Output the data word for word, dropping every image.
↓
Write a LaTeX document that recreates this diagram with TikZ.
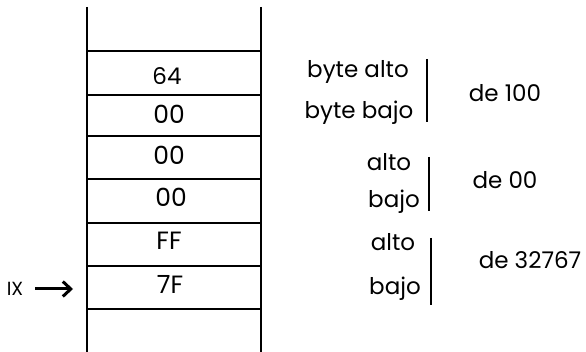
\documentclass[tikz,border=0pt]{standalone}
\usepackage{fontspec}
\setmainfont{Poppins}
\usetikzlibrary{arrows.meta}
\begin{document}
\begin{tikzpicture}[x=1pt,y=-1pt,
  rail/.style={line width=2.4pt},
  rung/.style={line width=2pt},
  bar/.style={line width=1.6pt},
  val/.style={font=\fontsize{25}{25}\selectfont, inner sep=0},
  small/.style={font=\fontsize{23}{23}\selectfont, inner sep=0},
  lbl/.style={font=\fontsize{23}{23}\selectfont, inner sep=0},
  ptrlbl/.style={font=\fontsize{19}{19}\selectfont, inner sep=0},
  ptr/.style={line width=3pt, -{Straight Barb[length=8pt,width=15pt]}},
]
\useasboundingbox (0,0) rectangle (586,352);
% ladder
\coordinate (lt) at (87,7);
\coordinate (lb) at (87,352);
\coordinate (rt) at (261,7);
\coordinate (rb) at (261,352);
\draw[rail] (lt) -- (lb);
\draw[rail] (rt) -- (rb);
\foreach \y [count=\i] in {51,95,136,179,223,266,309} {
  \coordinate (hl\i) at (87,\y);
  \coordinate (hr\i) at (261,\y);
  \draw[rung] (hl\i) -- (hr\i);
}
% cell values
\node[small] (c1) at (167,76) {64};
\node[val] (c2) at (169,114) {00};
\node[val] (c3) at (169,155) {00};
\node[val] (c4) at (171,197) {00};
\node[val] (c5) at (169,241) {FF};
\node[val] (c6) at (170,284) {7F};
% pointer
\node[ptrlbl] (ix) at (15,289) {IX};
\coordinate (ixtip) at (73,289);
\draw[ptr] (ix.east) ++(12,0) -- (ixtip);
% labels
\node[lbl] (a1) at (358,72) {byte alto};
\node[lbl] (b1) at (359,113) {byte bajo};
\coordinate (t1) at (427,59);
\coordinate (u1) at (427,122);
\draw[bar] (t1) -- (u1);
\node[lbl] (d1) at (505,93) {de 100};
\node[lbl] (a2) at (389,162) {alto};
\node[lbl] (b2) at (394,202) {bajo};
\coordinate (t2) at (429,157);
\coordinate (u2) at (429,211);
\draw[bar] (t2) -- (u2);
\node[lbl] (d2) at (505,180) {de 00};
\node[lbl] (a3) at (393,242) {alto};
\node[lbl] (b3) at (395,289) {bajo};
\coordinate (t3) at (431,238);
\coordinate (u3) at (431,305);
\draw[bar] (t3) -- (u3);
\node[lbl] (d3) at (530,260) {de 32767};
\end{tikzpicture}
\end{document}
↑
→ **EXERCISE RESULT**
Write a LaTeX document that recreates this diagram with TikZ.
\documentclass[tikz,border=0pt]{standalone}
\usepackage{fontspec}
\setmainfont{Poppins}
\usetikzlibrary{arrows.meta}
\begin{document}
\begin{tikzpicture}[x=1pt,y=-1pt,
  rail/.style={line width=2.4pt},
  rung/.style={line width=2pt},
  bar/.style={line width=1.6pt},
  val/.style={font=\fontsize{25}{25}\selectfont, inner sep=0},
  small/.style={font=\fontsize{23}{23}\selectfont, inner sep=0},
  lbl/.style={font=\fontsize{23}{23}\selectfont, inner sep=0},
  ptrlbl/.style={font=\fontsize{19}{19}\selectfont, inner sep=0},
  ptr/.style={line width=3pt, -{Straight Barb[length=8pt,width=15pt]}},
]
\useasboundingbox (0,0) rectangle (586,352);
% ladder
\coordinate (lt) at (87,7);
\coordinate (lb) at (87,352);
\coordinate (rt) at (261,7);
\coordinate (rb) at (261,352);
\draw[rail] (lt) -- (lb);
\draw[rail] (rt) -- (rb);
\foreach \y [count=\i] in {51,95,136,179,223,266,309} {
  \coordinate (hl\i) at (87,\y);
  \coordinate (hr\i) at (261,\y);
  \draw[rung] (hl\i) -- (hr\i);
}
% cell values
\node[small] (c1) at (167,76) {64};
\node[val] (c2) at (169,114) {00};
\node[val] (c3) at (169,155) {00};
\node[val] (c4) at (171,197) {00};
\node[val] (c5) at (169,241) {FF};
\node[val] (c6) at (170,284) {7F};
% pointer
\node[ptrlbl] (ix) at (15,289) {IX};
\coordinate (ixtip) at (73,289);
\draw[ptr] (ix.east) ++(12,0) -- (ixtip);
% labels
\node[lbl] (a1) at (358,72) {byte alto};
\node[lbl] (b1) at (359,113) {byte bajo};
\coordinate (t1) at (427,59);
\coordinate (u1) at (427,122);
\draw[bar] (t1) -- (u1);
\node[lbl] (d1) at (505,93) {de 100};
\node[lbl] (a2) at (389,162) {alto};
\node[lbl] (b2) at (394,202) {bajo};
\coordinate (t2) at (429,157);
\coordinate (u2) at (429,211);
\draw[bar] (t2) -- (u2);
\node[lbl] (d2) at (505,180) {de 00};
\node[lbl] (a3) at (393,242) {alto};
\node[lbl] (b3) at (395,289) {bajo};
\coordinate (t3) at (431,238);
\coordinate (u3) at (431,305);
\draw[bar] (t3) -- (u3);
\node[lbl] (d3) at (530,260) {de 32767};
\end{tikzpicture}
\end{document}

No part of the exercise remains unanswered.